● Collected material:

begin

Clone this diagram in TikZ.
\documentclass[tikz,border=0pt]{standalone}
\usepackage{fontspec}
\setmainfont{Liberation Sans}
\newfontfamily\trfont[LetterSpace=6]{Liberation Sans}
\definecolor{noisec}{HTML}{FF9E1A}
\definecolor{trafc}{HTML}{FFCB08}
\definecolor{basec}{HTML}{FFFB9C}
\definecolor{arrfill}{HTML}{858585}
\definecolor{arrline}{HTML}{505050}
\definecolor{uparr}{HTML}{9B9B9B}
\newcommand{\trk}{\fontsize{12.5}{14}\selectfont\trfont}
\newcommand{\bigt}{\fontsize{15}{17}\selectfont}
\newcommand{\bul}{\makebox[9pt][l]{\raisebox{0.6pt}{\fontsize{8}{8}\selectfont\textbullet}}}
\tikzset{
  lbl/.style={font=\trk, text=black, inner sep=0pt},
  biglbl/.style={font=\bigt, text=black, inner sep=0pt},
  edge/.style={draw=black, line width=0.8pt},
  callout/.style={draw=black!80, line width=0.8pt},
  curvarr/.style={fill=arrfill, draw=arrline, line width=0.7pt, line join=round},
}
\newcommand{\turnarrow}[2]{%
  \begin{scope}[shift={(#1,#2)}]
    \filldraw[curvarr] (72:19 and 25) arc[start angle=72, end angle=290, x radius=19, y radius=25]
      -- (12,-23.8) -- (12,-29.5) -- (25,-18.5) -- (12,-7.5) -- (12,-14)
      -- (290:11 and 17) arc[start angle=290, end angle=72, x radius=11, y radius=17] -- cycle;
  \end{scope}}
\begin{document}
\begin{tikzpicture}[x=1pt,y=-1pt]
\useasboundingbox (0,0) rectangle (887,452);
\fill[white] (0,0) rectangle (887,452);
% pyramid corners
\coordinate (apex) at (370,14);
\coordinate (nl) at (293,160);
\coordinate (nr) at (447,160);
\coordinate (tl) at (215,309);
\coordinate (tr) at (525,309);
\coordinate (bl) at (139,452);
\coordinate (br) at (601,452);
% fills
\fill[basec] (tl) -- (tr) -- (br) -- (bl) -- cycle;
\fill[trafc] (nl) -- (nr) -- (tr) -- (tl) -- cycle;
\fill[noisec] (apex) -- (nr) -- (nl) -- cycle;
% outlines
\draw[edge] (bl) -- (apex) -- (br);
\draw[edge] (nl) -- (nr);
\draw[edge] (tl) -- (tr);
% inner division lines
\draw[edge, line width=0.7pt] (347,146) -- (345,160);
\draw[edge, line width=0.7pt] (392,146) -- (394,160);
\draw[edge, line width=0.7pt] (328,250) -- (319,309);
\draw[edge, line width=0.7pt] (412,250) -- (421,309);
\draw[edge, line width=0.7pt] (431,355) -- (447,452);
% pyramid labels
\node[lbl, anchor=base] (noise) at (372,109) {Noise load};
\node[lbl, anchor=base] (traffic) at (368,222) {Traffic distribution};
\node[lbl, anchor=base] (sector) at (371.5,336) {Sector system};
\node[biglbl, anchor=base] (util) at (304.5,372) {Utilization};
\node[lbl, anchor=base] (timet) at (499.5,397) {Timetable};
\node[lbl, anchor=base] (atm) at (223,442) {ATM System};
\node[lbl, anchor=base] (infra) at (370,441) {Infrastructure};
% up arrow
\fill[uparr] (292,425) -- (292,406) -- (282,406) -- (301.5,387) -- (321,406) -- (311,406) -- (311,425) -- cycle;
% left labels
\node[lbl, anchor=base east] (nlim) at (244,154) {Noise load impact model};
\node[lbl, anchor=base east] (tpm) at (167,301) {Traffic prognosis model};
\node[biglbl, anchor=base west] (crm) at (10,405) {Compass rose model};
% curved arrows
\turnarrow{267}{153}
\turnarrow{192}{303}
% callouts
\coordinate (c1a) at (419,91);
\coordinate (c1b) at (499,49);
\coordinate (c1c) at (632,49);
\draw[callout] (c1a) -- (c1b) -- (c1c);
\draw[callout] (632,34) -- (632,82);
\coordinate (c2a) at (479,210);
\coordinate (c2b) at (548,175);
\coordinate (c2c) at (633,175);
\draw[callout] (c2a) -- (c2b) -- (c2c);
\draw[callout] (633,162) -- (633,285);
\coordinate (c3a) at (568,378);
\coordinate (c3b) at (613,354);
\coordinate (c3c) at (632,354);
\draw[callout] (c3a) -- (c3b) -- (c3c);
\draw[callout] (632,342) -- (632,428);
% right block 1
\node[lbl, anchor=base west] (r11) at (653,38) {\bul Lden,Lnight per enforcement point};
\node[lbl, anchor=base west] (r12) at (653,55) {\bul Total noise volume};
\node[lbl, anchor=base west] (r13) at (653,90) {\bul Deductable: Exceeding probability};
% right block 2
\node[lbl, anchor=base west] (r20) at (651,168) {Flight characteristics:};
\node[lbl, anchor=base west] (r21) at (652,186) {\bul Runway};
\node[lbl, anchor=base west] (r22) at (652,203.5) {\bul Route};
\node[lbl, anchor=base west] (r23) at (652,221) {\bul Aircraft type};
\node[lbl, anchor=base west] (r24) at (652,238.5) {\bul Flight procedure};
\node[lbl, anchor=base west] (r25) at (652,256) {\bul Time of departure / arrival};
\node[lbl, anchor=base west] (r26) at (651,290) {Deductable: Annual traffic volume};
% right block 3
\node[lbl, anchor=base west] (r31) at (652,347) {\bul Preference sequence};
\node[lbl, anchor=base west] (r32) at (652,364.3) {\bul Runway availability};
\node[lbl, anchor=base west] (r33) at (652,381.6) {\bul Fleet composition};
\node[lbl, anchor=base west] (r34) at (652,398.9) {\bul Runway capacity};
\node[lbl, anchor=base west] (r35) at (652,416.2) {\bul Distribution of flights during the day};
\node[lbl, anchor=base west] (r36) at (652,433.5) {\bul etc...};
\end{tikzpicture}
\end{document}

end

● Problem statement:
Restate the data above exactly, keeping each word as it stands.

● Output for this exercise:
Clone this diagram in TikZ.
\documentclass[tikz,border=0pt]{standalone}
\usepackage{fontspec}
\setmainfont{Liberation Sans}
\newfontfamily\trfont[LetterSpace=6]{Liberation Sans}
\definecolor{noisec}{HTML}{FF9E1A}
\definecolor{trafc}{HTML}{FFCB08}
\definecolor{basec}{HTML}{FFFB9C}
\definecolor{arrfill}{HTML}{858585}
\definecolor{arrline}{HTML}{505050}
\definecolor{uparr}{HTML}{9B9B9B}
\newcommand{\trk}{\fontsize{12.5}{14}\selectfont\trfont}
\newcommand{\bigt}{\fontsize{15}{17}\selectfont}
\newcommand{\bul}{\makebox[9pt][l]{\raisebox{0.6pt}{\fontsize{8}{8}\selectfont\textbullet}}}
\tikzset{
  lbl/.style={font=\trk, text=black, inner sep=0pt},
  biglbl/.style={font=\bigt, text=black, inner sep=0pt},
  edge/.style={draw=black, line width=0.8pt},
  callout/.style={draw=black!80, line width=0.8pt},
  curvarr/.style={fill=arrfill, draw=arrline, line width=0.7pt, line join=round},
}
\newcommand{\turnarrow}[2]{%
  \begin{scope}[shift={(#1,#2)}]
    \filldraw[curvarr] (72:19 and 25) arc[start angle=72, end angle=290, x radius=19, y radius=25]
      -- (12,-23.8) -- (12,-29.5) -- (25,-18.5) -- (12,-7.5) -- (12,-14)
      -- (290:11 and 17) arc[start angle=290, end angle=72, x radius=11, y radius=17] -- cycle;
  \end{scope}}
\begin{document}
\begin{tikzpicture}[x=1pt,y=-1pt]
\useasboundingbox (0,0) rectangle (887,452);
\fill[white] (0,0) rectangle (887,452);
% pyramid corners
\coordinate (apex) at (370,14);
\coordinate (nl) at (293,160);
\coordinate (nr) at (447,160);
\coordinate (tl) at (215,309);
\coordinate (tr) at (525,309);
\coordinate (bl) at (139,452);
\coordinate (br) at (601,452);
% fills
\fill[basec] (tl) -- (tr) -- (br) -- (bl) -- cycle;
\fill[trafc] (nl) -- (nr) -- (tr) -- (tl) -- cycle;
\fill[noisec] (apex) -- (nr) -- (nl) -- cycle;
% outlines
\draw[edge] (bl) -- (apex) -- (br);
\draw[edge] (nl) -- (nr);
\draw[edge] (tl) -- (tr);
% inner division lines
\draw[edge, line width=0.7pt] (347,146) -- (345,160);
\draw[edge, line width=0.7pt] (392,146) -- (394,160);
\draw[edge, line width=0.7pt] (328,250) -- (319,309);
\draw[edge, line width=0.7pt] (412,250) -- (421,309);
\draw[edge, line width=0.7pt] (431,355) -- (447,452);
% pyramid labels
\node[lbl, anchor=base] (noise) at (372,109) {Noise load};
\node[lbl, anchor=base] (traffic) at (368,222) {Traffic distribution};
\node[lbl, anchor=base] (sector) at (371.5,336) {Sector system};
\node[biglbl, anchor=base] (util) at (304.5,372) {Utilization};
\node[lbl, anchor=base] (timet) at (499.5,397) {Timetable};
\node[lbl, anchor=base] (atm) at (223,442) {ATM System};
\node[lbl, anchor=base] (infra) at (370,441) {Infrastructure};
% up arrow
\fill[uparr] (292,425) -- (292,406) -- (282,406) -- (301.5,387) -- (321,406) -- (311,406) -- (311,425) -- cycle;
% left labels
\node[lbl, anchor=base east] (nlim) at (244,154) {Noise load impact model};
\node[lbl, anchor=base east] (tpm) at (167,301) {Traffic prognosis model};
\node[biglbl, anchor=base west] (crm) at (10,405) {Compass rose model};
% curved arrows
\turnarrow{267}{153}
\turnarrow{192}{303}
% callouts
\coordinate (c1a) at (419,91);
\coordinate (c1b) at (499,49);
\coordinate (c1c) at (632,49);
\draw[callout] (c1a) -- (c1b) -- (c1c);
\draw[callout] (632,34) -- (632,82);
\coordinate (c2a) at (479,210);
\coordinate (c2b) at (548,175);
\coordinate (c2c) at (633,175);
\draw[callout] (c2a) -- (c2b) -- (c2c);
\draw[callout] (633,162) -- (633,285);
\coordinate (c3a) at (568,378);
\coordinate (c3b) at (613,354);
\coordinate (c3c) at (632,354);
\draw[callout] (c3a) -- (c3b) -- (c3c);
\draw[callout] (632,342) -- (632,428);
% right block 1
\node[lbl, anchor=base west] (r11) at (653,38) {\bul Lden,Lnight per enforcement point};
\node[lbl, anchor=base west] (r12) at (653,55) {\bul Total noise volume};
\node[lbl, anchor=base west] (r13) at (653,90) {\bul Deductable: Exceeding probability};
% right block 2
\node[lbl, anchor=base west] (r20) at (651,168) {Flight characteristics:};
\node[lbl, anchor=base west] (r21) at (652,186) {\bul Runway};
\node[lbl, anchor=base west] (r22) at (652,203.5) {\bul Route};
\node[lbl, anchor=base west] (r23) at (652,221) {\bul Aircraft type};
\node[lbl, anchor=base west] (r24) at (652,238.5) {\bul Flight procedure};
\node[lbl, anchor=base west] (r25) at (652,256) {\bul Time of departure / arrival};
\node[lbl, anchor=base west] (r26) at (651,290) {Deductable: Annual traffic volume};
% right block 3
\node[lbl, anchor=base west] (r31) at (652,347) {\bul Preference sequence};
\node[lbl, anchor=base west] (r32) at (652,364.3) {\bul Runway availability};
\node[lbl, anchor=base west] (r33) at (652,381.6) {\bul Fleet composition};
\node[lbl, anchor=base west] (r34) at (652,398.9) {\bul Runway capacity};
\node[lbl, anchor=base west] (r35) at (652,416.2) {\bul Distribution of flights during the day};
\node[lbl, anchor=base west] (r36) at (652,433.5) {\bul etc...};
\end{tikzpicture}
\end{document}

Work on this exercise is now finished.